Respected family advocate Elayne Bennett brings hope and encouragement to families and shows the way to save our daughters from the many threats they face.
Many girls today are caught up in a world that devalues them and prioritizes perceived needs and desires, in ways that will break their very hearts. Much of our culture undermines girls and damages their souls.
Elayne Bennett has worked tirelessly in urban, suburban, and rural environments to bring hope and guidance to the lives of girls. In Daughters in Danger she reveals:
- How American families can rescue daughters from the negative and destructive patterns of our culture
- Why progressive feminism is the wrong answer and an inadequate solution
- How mothers and fathers, sisters and brothers, friends, schools, colleges and universities can be involved in saving our daughters
- The success of the Best Friends and Best Men program models
We all—especially families—bear the responsibility for encouraging and supporting, training and directing, loving and cherishing daughters everywhere. This book is an inspiring call to take action for their sakes.
I had really high hopes for this book but honestly, I had a hard time getting through it.
A large portion of the book talks about a lot of worst case scenarios and horror stories. While I think it is important to know about the stats of abuse toward women and from different scenarios so that we can pick out the red flags and learn from them, I think the author went a bit too far with how many examples she used. To me, it made the book feel very political I guess, and hard to keep interested.
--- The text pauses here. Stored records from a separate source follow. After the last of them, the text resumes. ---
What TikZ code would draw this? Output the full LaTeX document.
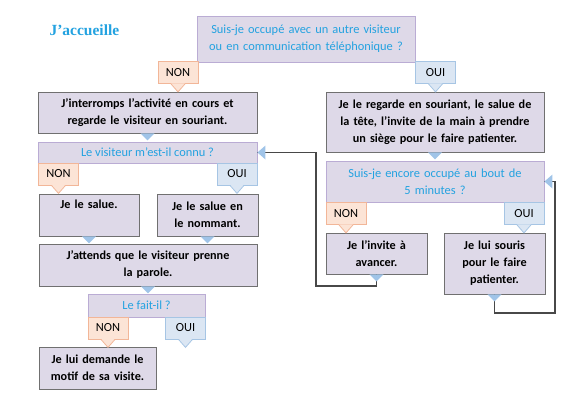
\documentclass[tikz,border=0pt]{standalone}
\usepackage{fontspec}
\setsansfont{Carlito}
\newfontfamily\titlefont{Liberation Serif}
\usepackage{tikz}

\definecolor{boxfill}{RGB}{222,217,232}
\definecolor{boxline}{RGB}{112,112,112}
\definecolor{qline}{RGB}{186,172,212}
\definecolor{qtext}{RGB}{35,162,224}
\definecolor{nonfill}{RGB}{252,228,214}
\definecolor{nonline}{RGB}{242,182,152}
\definecolor{ouifill}{RGB}{219,230,243}
\definecolor{ouiline}{RGB}{166,197,228}
\definecolor{ptrcol}{RGB}{160,196,232}
\definecolor{loopcol}{RGB}{72,72,72}

\tikzset{
  base/.style={font=\sffamily\fontsize{12.4}{17}\selectfont, align=center, inner sep=0pt},
  box/.style={base, draw=boxline, fill=boxfill, line width=0.9pt, font=\sffamily\bfseries\fontsize{12.2}{17}\selectfont},
  quest/.style={base, draw=qline, fill=boxfill, line width=0.9pt, text=qtext},
  lbl/.style={base, minimum width=40pt, minimum height=22pt, line width=0.8pt},
  non/.style={lbl, draw=nonline, fill=nonfill},
  oui/.style={lbl, draw=ouiline, fill=ouifill},
  loopline/.style={draw=loopcol, line width=1.1pt},
}

\begin{document}
\begin{tikzpicture}[x=1pt,y=-1pt]
  \useasboundingbox (0,0) rectangle (571,407);

  \node[text=qtext, font=\titlefont\bfseries\fontsize{15.5}{18}\selectfont, anchor=west] (titre) at (46,30) {J’accueille};

  % questions
  \node[quest, minimum width=218pt, minimum height=46pt, text width=212pt] (q1) at (306,39)
    {Suis-je occupé avec un autre visiteur\\ ou en communication téléphonique ?};
  \node[quest, minimum width=219pt, minimum height=21pt] (q2) at (147.5,152.5) {Le visiteur m’est-il connu ?};
  \node[quest, minimum width=218pt, minimum height=41pt, text width=200pt] (q3) at (435,181.5)
    {Suis-je encore occupé au bout de\\ 5 minutes ?};
  \node[quest, minimum width=117pt, minimum height=23pt] (q4) at (146.5,305.5) {Le fait-il ?};

  % answers
  \node[box, minimum width=219pt, minimum height=41pt, text width=212pt] (a) at (147.5,112.5)
    {J’interromps l’activité en cours et\\ regarde le visiteur en souriant.};
  \node[box, minimum width=218pt, minimum height=60pt, text width=212pt] (b) at (435,122)
    {Je le regarde en souriant, le salue de\\ la tête, l’invite de la main à prendre\\ un siège pour le faire patienter.};
  \node[box, minimum width=100pt, minimum height=42pt, text width=94pt] (c) at (89,215)
    {Je le salue.\\ \strut};
  \node[box, minimum width=101pt, minimum height=42pt, text width=94pt] (d) at (207.5,215)
    {Je le salue en\\ le nommant.};
  \node[box, minimum width=218pt, minimum height=42pt, text width=212pt] (e) at (148,265)
    {J’attends que le visiteur prenne\\ la parole.};
  \node[box, minimum width=117pt, minimum height=42pt, text width=112pt] (f) at (97.5,368)
    {Je lui demande le\\ motif de sa visite.};
  \node[box, minimum width=101pt, minimum height=41pt, text width=94pt] (g) at (376.5,253.5)
    {Je l’invite à\\ avancer.};
  \node[box, minimum width=101pt, minimum height=61pt, text width=94pt] (h) at (494.5,263.5)
    {Je lui souris\\ pour le faire\\ patienter.};

  % NON / OUI
  \node[non] (non1) at (178,72.5) {NON};
  \node[oui] (oui1) at (435.5,72.5) {OUI};
  \node[non] (non2) at (58.5,174) {NON};
  \node[oui] (oui2) at (237,174) {OUI};
  \node[non] (non3) at (346,213.5) {NON};
  \node[oui] (oui3) at (524,213.5) {OUI};
  \node[non] (non4) at (108,328) {NON};
  \node[oui] (oui4) at (185.5,328) {OUI};
  \foreach \n/\c in {non1/non,oui1/oui,non2/non,oui2/oui,non3/non,oui3/oui,non4/non,oui4/oui}{
    \fill[\c fill] (\n.south) +(-7,-0.6) -- +(7,-0.6) -- +(0,8) -- cycle;
    \draw[\c line, line width=0.8pt] (\n.south) +(-7,0) -- +(0,8) -- +(7,0);}

  % back loops
  \coordinate (k1) at (316,286);
  \coordinate (k2) at (555,313);
  \draw[loopline] (g.south) |- (k1) |- (q2.east);
  \draw[loopline] (h.south) |- (k2) |- (q3.east);

  \foreach \n in {a,b,c,d,e,g,h}{\fill[ptrcol] (\n.south) +(-7,0) -- +(7,0) -- +(0,7) -- cycle;}
  \foreach \n in {q2,q3}{\fill[ptrcol] (\n.east) +(0,0) -- +(8,-7) -- +(8,7) -- cycle;}
\end{tikzpicture}
\end{document}
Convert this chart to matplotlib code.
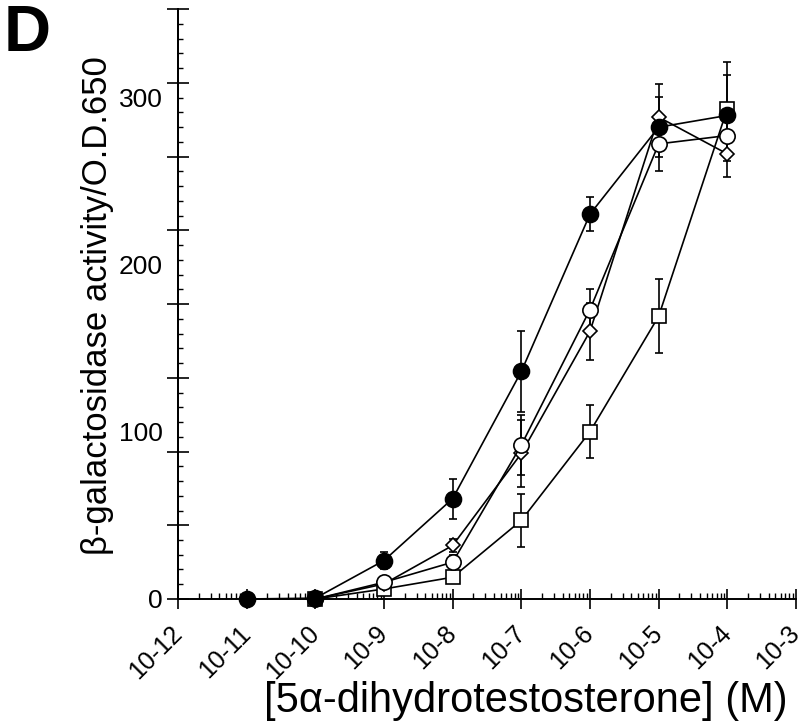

We do live in a society that is not very kind to our girls, and we need to prepare our daughters. It’s unfortunate, but true. Many boys are growing up hearing that “boys will be boys, they can’t control themselves.” If a boy is being told that he is incapable of controlling himself, chances are he won’t even try.
We also live in a society in which our girls face a LOT of pressure to be pretty, skinny, liked by all of the boys. And that one of the best ways to be liked by the boys is to appeal to them sexually. Girls are learning that their worth is in their bodies, not their personalities.
Daughters in Danger is a good eye-opener. There is also good advice in the book.
It discusses looking for positive peer groups. The author stresses the importance of standing up against bullying and to be aware and be careful of social media, and how big of an influence it can be.
The author mentions that girls need to know that there is a difference between sex and love, and that sex is not a test of love. Friends respect each other and help each other make good decisions. She stresses multiple times that abstinence until marriage is the best policy.
The book has several chapters on how different influences in a girl’s life can help. There are chapters devoted to mothers and sisters, and fathers and brothers. There are chapters that also discuss what schools and peer groups can do to help, as well as why healthy relationships matter.
Overall, this book does have some good content, but I found it to be a difficult read and a bit too news-y for my tastes. I would have preferred something with more practical content; more ways to develop strong relationships with our daughters, tips on praying for our daughters, etc. For these reasons I give it a 3 out of 5 rating.Disclaimer: I received this book for free from Booksneeze.com. I was not otherwise compensated for doing this review and was not obligated to give a positive review.